A palavra espectador sugere alguém que observa e que assiste, mas também implica uma espera. Ao sentar diante de um palco ou tela, passamos a aguardar que, seja o que for, se desenvolva e nos impressione de alguma forma. Nem sempre, o que se passará diante de nós, será uma ficção e em muitos casos será algo banal do cotidiano, que simplesmente pelo fato de ser um recorte, será um novo tipo de experiência. Em Cléo de 5 à 7, da cineasta belga-francesa Agnès Varda, duas horas do dia de uma cantora serão fundamentais para que uma vida inteira seja repensada e novos horizontes possam se abrir, mesmo diante da iminência da morte.
Cléo ou Florence (Corinne Marchand) está na espera do resultado de um exame em que receberá a confirmação de estar ou não com um câncer. Como em toda espera, há ansiedade, questionamentos existenciais e buscas por sinais. Logo na primeira cena, onde vemos as mãos – em um único resquício colorido do filme – de uma cartomante, recebemos um panorama da vida da personagem e um vislumbre do seu futuro.

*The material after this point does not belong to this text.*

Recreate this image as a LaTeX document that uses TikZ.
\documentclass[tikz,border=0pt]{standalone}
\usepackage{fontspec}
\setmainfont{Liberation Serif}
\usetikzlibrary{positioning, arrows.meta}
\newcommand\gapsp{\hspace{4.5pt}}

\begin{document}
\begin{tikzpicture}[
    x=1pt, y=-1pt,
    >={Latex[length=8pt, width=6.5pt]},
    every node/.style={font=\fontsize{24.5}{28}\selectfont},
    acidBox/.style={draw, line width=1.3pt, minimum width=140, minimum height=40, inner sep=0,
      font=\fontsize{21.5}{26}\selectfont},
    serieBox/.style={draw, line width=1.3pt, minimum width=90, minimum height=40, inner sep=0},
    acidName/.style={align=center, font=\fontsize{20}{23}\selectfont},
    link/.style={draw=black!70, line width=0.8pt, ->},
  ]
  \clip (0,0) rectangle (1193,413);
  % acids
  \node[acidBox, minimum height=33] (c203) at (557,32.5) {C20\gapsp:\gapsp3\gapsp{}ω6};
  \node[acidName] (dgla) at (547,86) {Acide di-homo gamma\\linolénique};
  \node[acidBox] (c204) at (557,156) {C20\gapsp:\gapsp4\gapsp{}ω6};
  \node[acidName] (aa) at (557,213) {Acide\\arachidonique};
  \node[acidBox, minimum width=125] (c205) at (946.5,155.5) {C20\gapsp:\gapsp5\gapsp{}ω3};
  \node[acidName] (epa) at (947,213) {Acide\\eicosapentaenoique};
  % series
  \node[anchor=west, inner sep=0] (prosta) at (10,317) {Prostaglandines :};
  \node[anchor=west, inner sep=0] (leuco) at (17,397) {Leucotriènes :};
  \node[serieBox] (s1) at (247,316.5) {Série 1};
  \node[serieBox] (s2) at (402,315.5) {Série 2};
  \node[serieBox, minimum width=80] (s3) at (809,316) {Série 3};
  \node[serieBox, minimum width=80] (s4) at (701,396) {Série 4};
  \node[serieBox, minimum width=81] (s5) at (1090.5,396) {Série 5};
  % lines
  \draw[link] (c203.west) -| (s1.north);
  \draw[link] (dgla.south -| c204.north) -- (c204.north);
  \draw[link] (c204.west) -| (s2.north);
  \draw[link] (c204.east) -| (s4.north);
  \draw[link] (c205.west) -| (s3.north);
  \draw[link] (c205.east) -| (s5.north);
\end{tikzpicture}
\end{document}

O que mais sabemos sobre Cléo é o que assistimos, a observando de perto e ouvindo alguns comentários mentais – ao estilo do fluxo de consciência literário – que alguns personagens tem sobre ela.
Uma das maiores beleza dos filmes de Agnès Varda é a fotografia, sua profissão primária. A forma que Cléo flana pela cidade é especialmente belíssima. A ideia francesa do flâneur – aquele que anda pela urbano, apenas observando – oriunda de Baudelaire, é aplicada aqui em uma mulher. Aliás, são várias, contando as que cruzam o caminho da protagonista. A câmera é sempre ligeira, não apenas acompanhando a personagem mas também as praças, lojas e a movimentação da cidade. Nada escapa, como se Agnès quisesse realmente captar cada detalhe. É um andar que liberta pois é fundamental para que Cléo se coloque em posição de questionar a própria existência e em contraste com o outro. A personagem lembra muito Clarissa, protagonista de Mrs Dalloway, romance de Virginia Woolf, pois assim como essa, ela também está buscando uma resposta, nela e nas outras pessoas.
A existência, a filosofia que viria ser tão recorrente na Nouvelle Vague, se coloca contra uma sociedade de apenas consumo e exige uma uma libertação. Esse questionamento sobre a existência, em Cléo das 5 às 7, coloca em jogo as mulheres como protagonistas. Ora em momentos de um passeio, de uma conversa, no cuidado e na descoberta – preste atenção na taxista que enfrentou um grupo de ladrões – as mulheres tentam se manter em consonância, em busca de si mesmas.
Cléo de 5 à 7 é o segundo longa-metragem de Agnès Varda e seu estilo reverberou durante todo século XX e ainda encontra ecos no cinema contemporâneo. Os planos fechados, a câmera colada nos personagens mas amplificada nas cenas externas, com belíssimas fotografias, foram inspiradoras não apenas para os cineastas da Nouvelle Vague mas para outros mais atuais como Richard Linklater e sua famosa Trilogia do Antes. Não apenas a estética de Agnès Varda é inconfundível desde o começo de sua carreira, mas os diálogos e os simbolismos na mise en scène são, mesmo depois de tantas décadas, de uma beleza sem igual no cinema.
O olhar inocente de Cléo durante o longa contrasta com o olhar decidido do cartaz do filme, há uma força nele, a tentativa de acreditar que a beleza imprimiria perspectivas em sua vida. Se no começo ela acreditava que era a sua beleza física refletida no espelho, a pura vaidade do ego, no decorrer das duas horas tão decisivas, a beleza é muito maior, onde o espelho não alcança. Cléo de 5 à 7 é, antes de tudo, um convite à prestarmos mais atenção nos segundos da nossa própria existência.